Tú que trabajas no solo en derechos sexuales y reproductivos, sino también en derechos humanos en general. ¿Qué te da esperanza hoy en la región?
Es un momento muy convulsionado en mi país, y se me hace difícil no hablar de lo que estamos viviendo acá. En un momento pensé que el debate estaba perdido, me sentía cansada, exhausta y triste. Pero frente a ciertas cosas la gente volvió a salir a la calle.
Por ejemplo, cuando se intentó desfinanciar la educación pública, que para nosotros es una bandera enorme, la gente salió a decir: “No, eso es parte de nuestra identidad”. Y lo mismo con la salud pública, que, junto con la educación, son bastiones de cómo Argentina piensa los derechos humanos.
Eso, en el último tiempo, me dio mucha esperanza. Es como un faro que nos recuerda que seguimos armando esta nueva sociedad, con jóvenes que están creciendo e insertándose en el mundo adulto y en los debates públicos.
Todavía hay ciertos consensos que me parecen esperanzadores. Más allá de las diferencias en políticas económicas, de género o de política exterior, hay algo que no queremos que toquen: la educación y la salud pública. Y ver que existe ese acuerdo social me parece un punto de esperanza en medio de tanta convulsión.
¿Cómo transformas esa esperanza de la que hablas en fuerza para seguir adelante con tu activismo? ¿Qué es lo que más te mueve?

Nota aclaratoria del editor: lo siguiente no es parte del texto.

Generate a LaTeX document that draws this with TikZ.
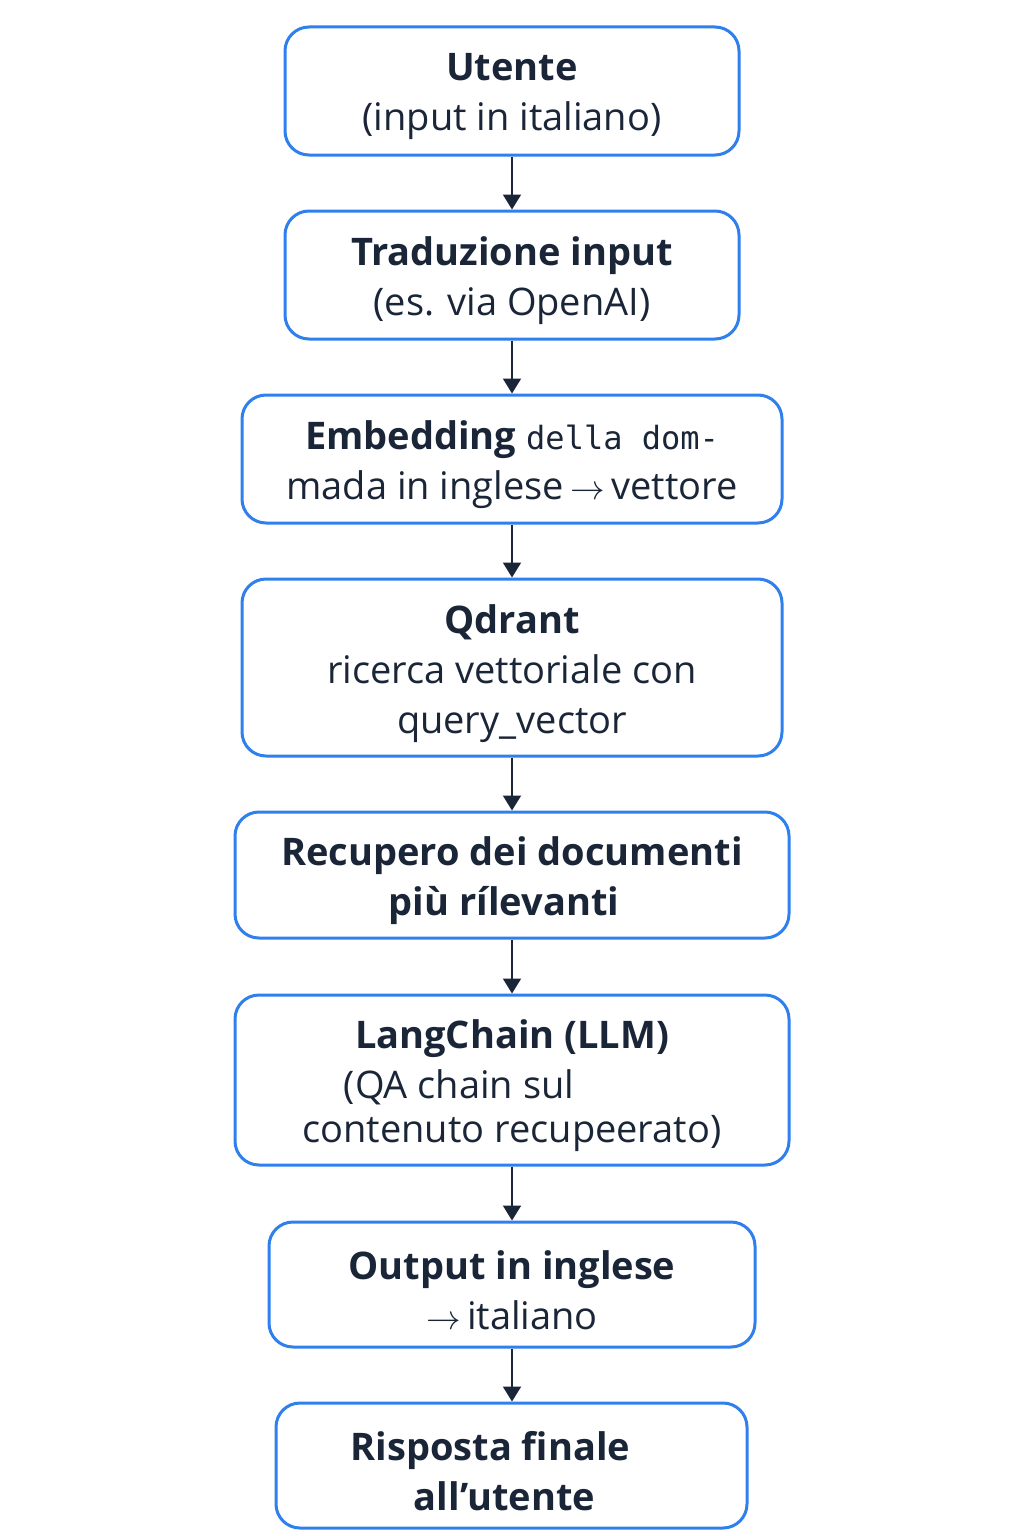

Creo que hay algo fundamental que necesitamos retomar, y que hemos ido perdiendo en los últimos años: la conciencia de región, la conciencia de una América Latina unida. Porque al final compartimos luchas, dolores y debates comunes. No es casual que, desde afuera, Estados Unidos nos nombre como su “patio trasero”. De México para abajo somos tratados como ese patio.
Y justamente, lo que más me moviliza es pensar qué pasaría si ese “patio trasero” que nos nombran se uniera. Seríamos una potencia gigante. En un mundo en el que la única manera de dejar de mirar con desprecio al otro es entendiendo que la diversidad unida es mucho más poderosa, ahí encuentro fuerza.
También me mueve lo que sucede cuando voy invitada a hablar. Sé que me invitan para contar mi historia, pero para mí el momento más enriquecedor es cuando escucho las preguntas, porque ahí entiendo qué se está pensando y sintiendo. Eso me impregna, me conecta, me da nuevas ganas.
Con los años, la vida tiende a volverse más individualista: formar una familia, tener tus propias responsabilidades. Y yo siento que para mí es fundamental no cerrarme, seguir abierta a ese mundo, escuchando y aportando lo que tenga para dar. Incluso cuando me digo: “Bueno, ya está, estoy cansada”, aparece de nuevo esa fuerza. Y pienso: tengo que estar a la altura y honrar eso.